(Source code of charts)

-*-

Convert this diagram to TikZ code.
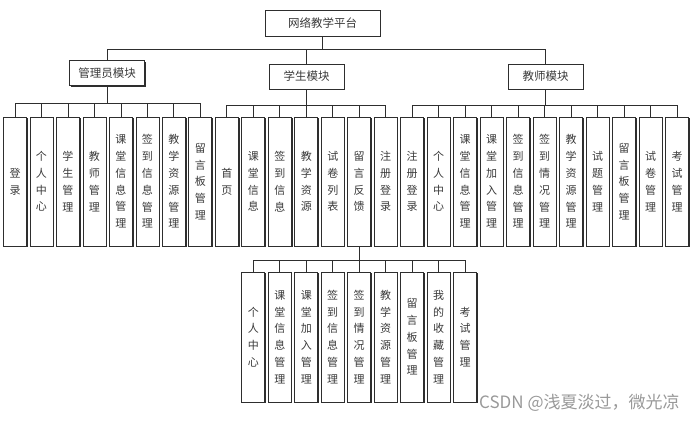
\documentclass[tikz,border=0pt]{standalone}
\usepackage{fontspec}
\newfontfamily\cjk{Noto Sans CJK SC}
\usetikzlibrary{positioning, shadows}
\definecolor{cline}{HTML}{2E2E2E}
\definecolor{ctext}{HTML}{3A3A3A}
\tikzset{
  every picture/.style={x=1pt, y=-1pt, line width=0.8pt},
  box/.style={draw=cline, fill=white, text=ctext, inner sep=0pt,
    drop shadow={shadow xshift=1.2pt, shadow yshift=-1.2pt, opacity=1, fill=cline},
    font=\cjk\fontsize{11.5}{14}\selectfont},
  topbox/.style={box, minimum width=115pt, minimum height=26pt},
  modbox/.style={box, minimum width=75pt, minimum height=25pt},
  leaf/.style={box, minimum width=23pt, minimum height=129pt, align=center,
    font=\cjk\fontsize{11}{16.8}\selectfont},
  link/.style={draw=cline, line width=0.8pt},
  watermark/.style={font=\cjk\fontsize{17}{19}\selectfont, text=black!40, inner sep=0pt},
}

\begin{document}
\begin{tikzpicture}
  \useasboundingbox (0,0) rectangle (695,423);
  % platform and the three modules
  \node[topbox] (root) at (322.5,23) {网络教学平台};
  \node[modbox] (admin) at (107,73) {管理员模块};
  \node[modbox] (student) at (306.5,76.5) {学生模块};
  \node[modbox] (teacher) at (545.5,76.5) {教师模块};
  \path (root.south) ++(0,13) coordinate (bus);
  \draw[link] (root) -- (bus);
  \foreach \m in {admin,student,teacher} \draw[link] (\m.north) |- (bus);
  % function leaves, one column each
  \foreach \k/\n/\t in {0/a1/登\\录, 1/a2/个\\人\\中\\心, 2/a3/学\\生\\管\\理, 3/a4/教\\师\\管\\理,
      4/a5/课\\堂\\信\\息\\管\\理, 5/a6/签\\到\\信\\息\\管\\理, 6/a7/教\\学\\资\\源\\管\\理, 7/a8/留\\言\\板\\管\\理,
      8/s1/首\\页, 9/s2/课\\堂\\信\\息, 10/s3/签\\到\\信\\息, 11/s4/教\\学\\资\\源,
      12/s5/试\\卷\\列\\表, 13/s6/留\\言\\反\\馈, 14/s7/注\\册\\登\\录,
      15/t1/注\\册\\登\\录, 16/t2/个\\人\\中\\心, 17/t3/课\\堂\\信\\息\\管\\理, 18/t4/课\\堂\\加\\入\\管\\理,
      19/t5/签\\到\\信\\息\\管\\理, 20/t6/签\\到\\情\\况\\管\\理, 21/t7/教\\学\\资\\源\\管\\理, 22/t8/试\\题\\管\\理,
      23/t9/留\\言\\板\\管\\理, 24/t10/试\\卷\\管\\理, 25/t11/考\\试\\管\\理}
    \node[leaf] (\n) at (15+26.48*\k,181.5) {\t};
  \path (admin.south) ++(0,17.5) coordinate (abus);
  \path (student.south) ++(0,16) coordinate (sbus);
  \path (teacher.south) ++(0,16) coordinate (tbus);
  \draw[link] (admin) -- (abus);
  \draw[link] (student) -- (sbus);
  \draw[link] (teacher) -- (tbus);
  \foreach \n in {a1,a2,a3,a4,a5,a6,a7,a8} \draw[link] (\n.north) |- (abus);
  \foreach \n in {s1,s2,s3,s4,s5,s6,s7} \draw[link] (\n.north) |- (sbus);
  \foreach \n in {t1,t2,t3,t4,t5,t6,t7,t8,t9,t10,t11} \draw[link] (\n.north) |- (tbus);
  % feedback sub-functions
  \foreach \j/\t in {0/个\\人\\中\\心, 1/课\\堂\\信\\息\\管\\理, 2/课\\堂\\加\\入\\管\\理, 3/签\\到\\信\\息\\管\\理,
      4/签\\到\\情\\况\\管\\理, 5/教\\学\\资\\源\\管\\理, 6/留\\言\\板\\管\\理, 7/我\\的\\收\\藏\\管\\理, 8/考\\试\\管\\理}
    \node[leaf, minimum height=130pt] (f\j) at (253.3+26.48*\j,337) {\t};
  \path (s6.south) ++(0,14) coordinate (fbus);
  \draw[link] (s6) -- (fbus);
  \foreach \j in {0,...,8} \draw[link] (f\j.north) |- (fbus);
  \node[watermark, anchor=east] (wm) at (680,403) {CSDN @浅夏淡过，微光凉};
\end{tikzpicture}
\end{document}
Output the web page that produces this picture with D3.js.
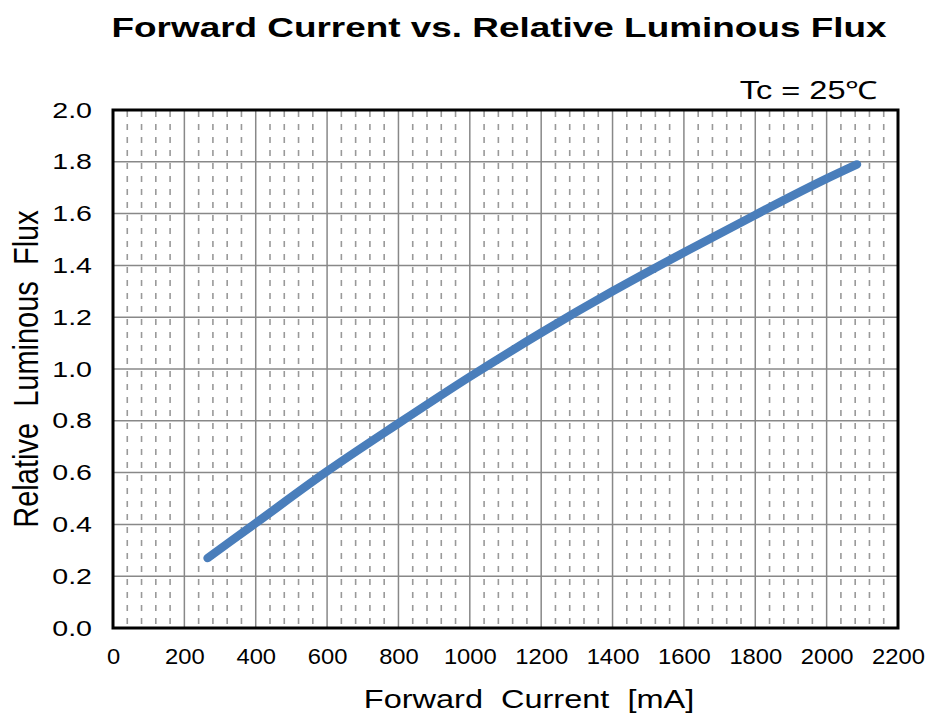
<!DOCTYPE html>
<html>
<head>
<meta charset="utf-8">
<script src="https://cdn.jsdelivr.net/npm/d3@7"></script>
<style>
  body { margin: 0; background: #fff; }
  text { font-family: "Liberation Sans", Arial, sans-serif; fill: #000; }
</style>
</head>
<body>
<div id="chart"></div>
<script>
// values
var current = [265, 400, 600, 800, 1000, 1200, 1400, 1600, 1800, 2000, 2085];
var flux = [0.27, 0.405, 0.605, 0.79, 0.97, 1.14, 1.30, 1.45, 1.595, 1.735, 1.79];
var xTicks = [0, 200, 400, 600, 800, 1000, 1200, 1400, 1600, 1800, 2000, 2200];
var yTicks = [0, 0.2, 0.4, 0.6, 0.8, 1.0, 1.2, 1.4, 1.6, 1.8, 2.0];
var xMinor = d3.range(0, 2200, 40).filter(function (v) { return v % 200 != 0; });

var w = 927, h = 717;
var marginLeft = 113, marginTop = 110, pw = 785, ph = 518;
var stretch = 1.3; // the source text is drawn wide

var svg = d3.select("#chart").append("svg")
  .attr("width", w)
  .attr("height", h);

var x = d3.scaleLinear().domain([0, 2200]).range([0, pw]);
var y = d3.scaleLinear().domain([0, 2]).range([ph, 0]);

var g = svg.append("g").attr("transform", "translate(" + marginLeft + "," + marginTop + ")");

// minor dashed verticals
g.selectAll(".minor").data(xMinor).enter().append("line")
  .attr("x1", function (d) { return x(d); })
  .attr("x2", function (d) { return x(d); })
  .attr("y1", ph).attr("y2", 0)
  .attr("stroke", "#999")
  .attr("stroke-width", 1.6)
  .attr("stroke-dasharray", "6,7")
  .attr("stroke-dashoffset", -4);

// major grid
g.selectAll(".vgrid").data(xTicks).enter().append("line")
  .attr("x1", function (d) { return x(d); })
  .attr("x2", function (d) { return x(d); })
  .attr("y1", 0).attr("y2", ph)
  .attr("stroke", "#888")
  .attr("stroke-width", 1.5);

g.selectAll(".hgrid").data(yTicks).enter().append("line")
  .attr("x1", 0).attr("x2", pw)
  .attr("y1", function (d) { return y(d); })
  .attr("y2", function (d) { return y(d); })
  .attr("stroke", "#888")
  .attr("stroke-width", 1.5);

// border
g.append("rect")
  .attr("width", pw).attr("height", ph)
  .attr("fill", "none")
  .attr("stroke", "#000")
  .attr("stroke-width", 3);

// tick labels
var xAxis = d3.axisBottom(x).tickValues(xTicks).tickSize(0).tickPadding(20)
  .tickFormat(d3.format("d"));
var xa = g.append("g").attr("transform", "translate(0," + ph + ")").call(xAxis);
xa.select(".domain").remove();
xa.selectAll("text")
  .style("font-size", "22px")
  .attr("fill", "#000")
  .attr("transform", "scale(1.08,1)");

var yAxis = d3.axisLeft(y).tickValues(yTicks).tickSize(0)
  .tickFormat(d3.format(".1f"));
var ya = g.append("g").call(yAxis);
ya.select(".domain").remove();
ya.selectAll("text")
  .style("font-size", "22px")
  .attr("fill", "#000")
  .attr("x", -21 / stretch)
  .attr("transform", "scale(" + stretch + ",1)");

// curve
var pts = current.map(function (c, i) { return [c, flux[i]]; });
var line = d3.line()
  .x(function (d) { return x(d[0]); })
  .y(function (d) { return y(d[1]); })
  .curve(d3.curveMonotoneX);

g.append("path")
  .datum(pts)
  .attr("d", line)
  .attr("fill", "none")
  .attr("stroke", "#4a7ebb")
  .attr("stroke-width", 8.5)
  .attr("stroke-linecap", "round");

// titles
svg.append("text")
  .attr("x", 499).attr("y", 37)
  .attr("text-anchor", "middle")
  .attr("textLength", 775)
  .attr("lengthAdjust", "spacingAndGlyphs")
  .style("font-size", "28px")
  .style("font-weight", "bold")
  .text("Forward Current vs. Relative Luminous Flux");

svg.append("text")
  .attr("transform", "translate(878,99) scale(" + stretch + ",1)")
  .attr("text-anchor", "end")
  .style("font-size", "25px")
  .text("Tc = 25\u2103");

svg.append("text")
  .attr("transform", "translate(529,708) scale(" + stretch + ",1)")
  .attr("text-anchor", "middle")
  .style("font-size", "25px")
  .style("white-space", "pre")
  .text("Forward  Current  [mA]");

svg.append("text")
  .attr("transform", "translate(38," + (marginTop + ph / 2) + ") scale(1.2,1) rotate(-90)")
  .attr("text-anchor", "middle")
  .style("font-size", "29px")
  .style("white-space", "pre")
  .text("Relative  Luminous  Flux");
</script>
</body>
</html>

-*-

(Requirement) Find all lines where the word "this" appears. Copy them.

(Solution to the exercise)
Convert this diagram to TikZ code.
Output the web page that produces this picture with D3.js.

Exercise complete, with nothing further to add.